§ Given instruction: Filter the listing below, copying every line in which the word "this" appears.

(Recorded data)
* * *
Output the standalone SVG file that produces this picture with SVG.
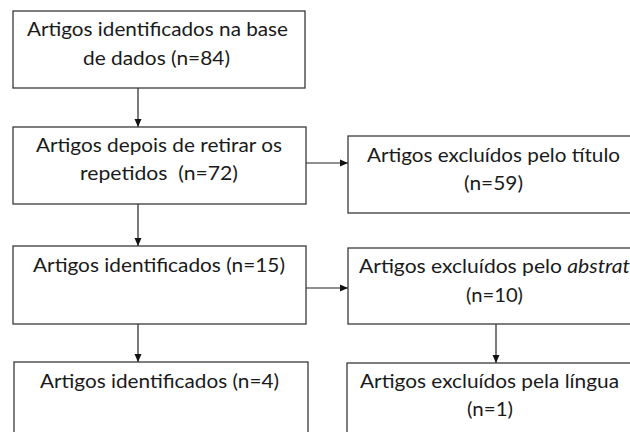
<svg xmlns="http://www.w3.org/2000/svg" width="630" height="432" viewBox="0 0 630 432">
<style>
.box{fill:#fff;stroke:#3a3a3a;stroke-width:1.3}
.t{font-family:Lato,"Open Sans","Liberation Sans",sans-serif;font-size:19.5px;fill:#1a1a1a;text-anchor:middle}
.c{stroke:#222;stroke-width:1.2;fill:none;marker-end:url(#ah)}
</style>
<defs>
<marker id="ah" viewBox="0 0 8 8" refX="8" refY="4" markerWidth="8" markerHeight="8" markerUnits="userSpaceOnUse" orient="auto">
<path d="M0,0.5 L8,4 L0,7.5 Z" fill="#111"/>
</marker>
</defs>
<rect width="630" height="432" fill="#fff"/>
<g id="connectors">
<line class="c" x1="138" y1="88" x2="138" y2="127"/>
<line class="c" x1="306" y1="163" x2="348" y2="163"/>
<line class="c" x1="138" y1="204" x2="138" y2="246"/>
<line class="c" x1="306" y1="288" x2="348" y2="288"/>
<line class="c" x1="138" y1="324" x2="138" y2="362"/>
<line class="c" x1="496" y1="324" x2="496" y2="363"/>
</g>
<g id="n1">
<rect class="box" x="13" y="11" width="292" height="77"/>
<text class="t" x="157.5" y="36" textLength="261" lengthAdjust="spacingAndGlyphs">Artigos identificados na base</text>
<text class="t" x="156.5" y="65" textLength="147" lengthAdjust="spacingAndGlyphs">de dados (n=84)</text>
</g>
<g id="n2">
<rect class="box" x="13" y="127" width="293" height="77"/>
<text class="t" x="159" y="152" textLength="246" lengthAdjust="spacingAndGlyphs">Artigos depois de retirar os</text>
<text class="t" x="159" y="180" textLength="158" lengthAdjust="spacingAndGlyphs" xml:space="preserve">repetidos  (n=72)</text>
</g>
<g id="n3">
<rect class="box" x="348" y="136" width="290" height="77"/>
<text class="t" x="493.5" y="162" textLength="253" lengthAdjust="spacingAndGlyphs">Artigos excluídos pelo título</text>
<text class="t" x="493.5" y="190" textLength="59" lengthAdjust="spacingAndGlyphs">(n=59)</text>
</g>
<g id="n4">
<rect class="box" x="13" y="246" width="293" height="78"/>
<text class="t" x="159" y="272" textLength="252" lengthAdjust="spacingAndGlyphs">Artigos identificados (n=15)</text>
</g>
<g id="n5">
<rect class="box" x="348" y="248" width="290" height="76"/>
<text class="t" x="494.5" y="273" textLength="271" lengthAdjust="spacingAndGlyphs">Artigos excluídos pelo <tspan font-style="italic">abstrat</tspan></text>
<text class="t" x="494.5" y="302" textLength="57" lengthAdjust="spacingAndGlyphs">(n=10)</text>
</g>
<g id="n6">
<rect class="box" x="14" y="362" width="294" height="80"/>
<text class="t" x="159.5" y="388" textLength="239" lengthAdjust="spacingAndGlyphs">Artigos identificados (n=4)</text>
</g>
<g id="n7">
<rect class="box" x="347" y="363" width="290" height="80"/>
<text class="t" x="489.5" y="388" textLength="259" lengthAdjust="spacingAndGlyphs">Artigos excluídos pela língua</text>
<text class="t" x="490" y="416" textLength="46" lengthAdjust="spacingAndGlyphs">(n=1)</text>
</g>
</svg>
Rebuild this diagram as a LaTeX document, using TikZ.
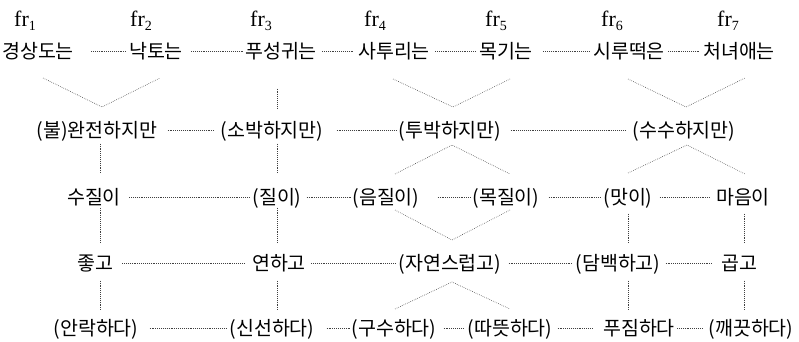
\documentclass[tikz,border=0pt]{standalone}
\usepackage{fontspec}
\setmainfont{Liberation Serif}
\newfontfamily\kr{Noto Sans CJK KR}
\tikzset{
  kw/.style={inner sep=0pt, text height=15pt, text depth=0pt, font=\kr\fontsize{19.5}{19.5}\selectfont},
  frl/.style={inner sep=0pt, anchor=base, font=\fontsize{22}{22}\selectfont},
  dl/.style={draw=black!75, line width=0.6pt, dash pattern=on 0.6pt off 1.3pt}
}
\newcommand{\frlab}[1]{fr{\fontsize{14}{14}\selectfont\raisebox{-4pt}{#1}}}
\begin{document}
\begin{tikzpicture}[x=1pt,y=-1pt]
\useasboundingbox (0,0) rectangle (799,342);
% headers
\node[frl] (f1) at (25,27) {\frlab{1}};
\node[frl] (f2) at (141,27) {\frlab{2}};
\node[frl] (f3) at (261,27) {\frlab{3}};
\node[frl] (f4) at (375,27) {\frlab{4}};
\node[frl] (f5) at (496,27) {\frlab{5}};
\node[frl] (f6) at (612,27) {\frlab{6}};
\node[frl] (f7) at (728,27) {\frlab{7}};
% columns for verticals
\coordinate (c1) at (100,0);
\coordinate (c3) at (277,0);
\coordinate (c6) at (628,0);
\coordinate (c7) at (744,0);
% row 1
\node[kw] (a1) at (38,51) {경상도는};
\node[kw] (a2) at (156,51) {낙토는};
\node[kw] (a3) at (281,51) {푸성귀는};
\node[kw] (a4) at (394,51) {사투리는};
\node[kw] (a5) at (506,51) {목기는};
\node[kw] (a6) at (629,51) {시루떡은};
\node[kw] (a7) at (739,51) {처녀애는};
% row 2
\node[kw] (b1) at (97,130) {(불)완전하지만};
\node[kw] (b2) at (272,130) {(소박하지만)};
\node[kw] (b3) at (450,130) {(투박하지만)};
\node[kw] (b4) at (684,130) {(수수하지만)};
% row 3
\node[kw] (d1) at (94,197) {수질이};
\node[kw] (d2) at (277,197) {(질이)};
\node[kw] (d3) at (386,197) {(음질이)};
\node[kw] (d4) at (506,197) {(목질이)};
\node[kw] (d5) at (628,197) {(맛이)};
\node[kw] (d6) at (743,197) {마음이};
% row 4
\node[kw] (e1) at (95,263) {좋고};
\node[kw] (e2) at (279,263) {연하고};
\node[kw] (e3) at (450,263) {(자연스럽고)};
\node[kw] (e4) at (618,263) {(담백하고)};
\node[kw] (e5) at (739,263) {곱고};
% row 5
\node[kw] (g1) at (96,328) {(안락하다)};
\node[kw] (g2) at (272,328) {(신선하다)};
\node[kw] (g3) at (394,328) {(구수하다)};
\node[kw] (g4) at (510,328) {(따뜻하다)};
\node[kw] (g5) at (639,328) {푸짐하다};
\node[kw] (g6) at (751,328) {(깨끗하다)};
% horizontal dotted links
\draw[dl] ([xshift=17pt]a1.east) -- ([xshift=-3pt]a2.west);
\draw[dl] ([xshift=8pt]a2.east) -- ([xshift=-1pt]a3.west);
\draw[dl] ([xshift=5pt]a3.east) -- ([xshift=-5pt]a4.west);
\draw[dl] ([xshift=5pt]a4.east) -- ([xshift=-3pt]a5.west);
\draw[dl] ([xshift=10pt]a5.east) -- ([xshift=-4pt]a6.west);
\draw[dl] ([xshift=3pt]a6.east) -- ([xshift=-4pt]a7.west);
\draw[dl] ([xshift=10pt]b1.east) -- ([xshift=-6pt]b2.west);
\draw[dl] ([xshift=13pt]b2.east) -- ([xshift=-2pt]b3.west);
\draw[dl] ([xshift=9pt]b3.east) -- ([xshift=-6pt]b4.west);
\draw[dl] ([xshift=8pt]d1.east) -- ([xshift=-2pt]d2.west);
\draw[dl] ([xshift=5pt]d2.east) -- ([xshift=-1pt]d3.west);
\draw[dl] ([xshift=18pt]d3.east) -- ([xshift=-1pt]d4.west);
\draw[dl] ([xshift=9pt]d4.east) -- ([xshift=-3pt]d5.west);
\draw[dl] ([xshift=7pt]d5.east) -- ([xshift=-6pt]d6.west);
\draw[dl] ([xshift=9pt]e1.east) -- ([xshift=-8pt]e2.west);
\draw[dl] ([xshift=5pt]e2.east) -- ([xshift=-2pt]e3.west);
\draw[dl] ([xshift=7pt]e3.east) -- ([xshift=-3pt]e4.west);
\draw[dl] ([xshift=5pt]e4.east) -- ([xshift=-8pt]e5.west);
\draw[dl] ([xshift=11pt]g1.east) -- ([xshift=-3pt]g2.west);
\draw[dl] ([xshift=12pt]g2.east) -- ([xshift=-1pt]g3.west);
\draw[dl] ([xshift=7pt]g3.east) -- ([xshift=-3pt]g4.west);
\draw[dl] ([xshift=5pt]g4.east) -- ([xshift=-11pt]g5.west);
\draw[dl] ([xshift=2pt]g5.east) -- ([xshift=-5pt]g6.west);
% vertical dotted links
\draw[dl, shorten <=30pt, shorten >=13pt] (a3.south -| c3) -- (b2.north -| c3);
\draw[dl, shorten <=6pt, shorten >=17pt] (b1.south -| c1) -- (d1.north -| c1);
\draw[dl, shorten <=6pt, shorten >=17pt] (b2.south -| c3) -- (d2.north -| c3);
\draw[dl, shorten <=3pt, shorten >=13pt] (d1.south -| c1) -- (e1.north -| c1);
\draw[dl, shorten <=3pt, shorten >=13pt] (d2.south -| c3) -- (e2.north -| c3);
\draw[dl, shorten <=9pt, shorten >=13pt] (d5.south -| c6) -- (e4.north -| c6);
\draw[dl, shorten <=9pt, shorten >=13pt] (d6.south -| c7) -- (e5.north -| c7);
\draw[dl, shorten <=10pt, shorten >=11pt] (e1.south -| c1) -- (g1.north -| c1);
\draw[dl, shorten <=10pt, shorten >=11pt] (e2.south -| c3) -- (g2.north -| c3);
\draw[dl, shorten <=10pt, shorten >=11pt] (e4.south -| c6) -- (g5.north -| c6);
\draw[dl, shorten <=10pt, shorten >=11pt] (e5.south -| c7) -- (g6.north -| c7);
% V and inverted-V junctions
\coordinate (v1l) at (43,78);  \coordinate (v1) at (102,107); \coordinate (v1r) at (160,78);
\coordinate (v2l) at (393,79); \coordinate (v2) at (453,107); \coordinate (v2r) at (510,79);
\coordinate (v3l) at (628,79); \coordinate (v3) at (686,107); \coordinate (v3r) at (745,78);
\coordinate (w1l) at (395,174); \coordinate (w1) at (452,145); \coordinate (w1r) at (510,174);
\coordinate (w2l) at (628,173); \coordinate (w2) at (687,145); \coordinate (w2r) at (745,174);
\coordinate (v4l) at (395,210); \coordinate (v4) at (452,240); \coordinate (v4r) at (510,210);
\coordinate (w3l) at (395,309); \coordinate (w3) at (452,282); \coordinate (w3r) at (510,309);
\draw[dl] (v1l) -- (v1) -- (v1r);
\draw[dl] (v2l) -- (v2) -- (v2r);
\draw[dl] (v3l) -- (v3) -- (v3r);
\draw[dl] (w1l) -- (w1) -- (w1r);
\draw[dl] (w2l) -- (w2) -- (w2r);
\draw[dl] (v4l) -- (v4) -- (v4r);
\draw[dl] (w3l) -- (w3) -- (w3r);
\end{tikzpicture}
\end{document}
* * *
§ Exercise output:
Output the standalone SVG file that produces this picture with SVG.
Rebuild this diagram as a LaTeX document, using TikZ.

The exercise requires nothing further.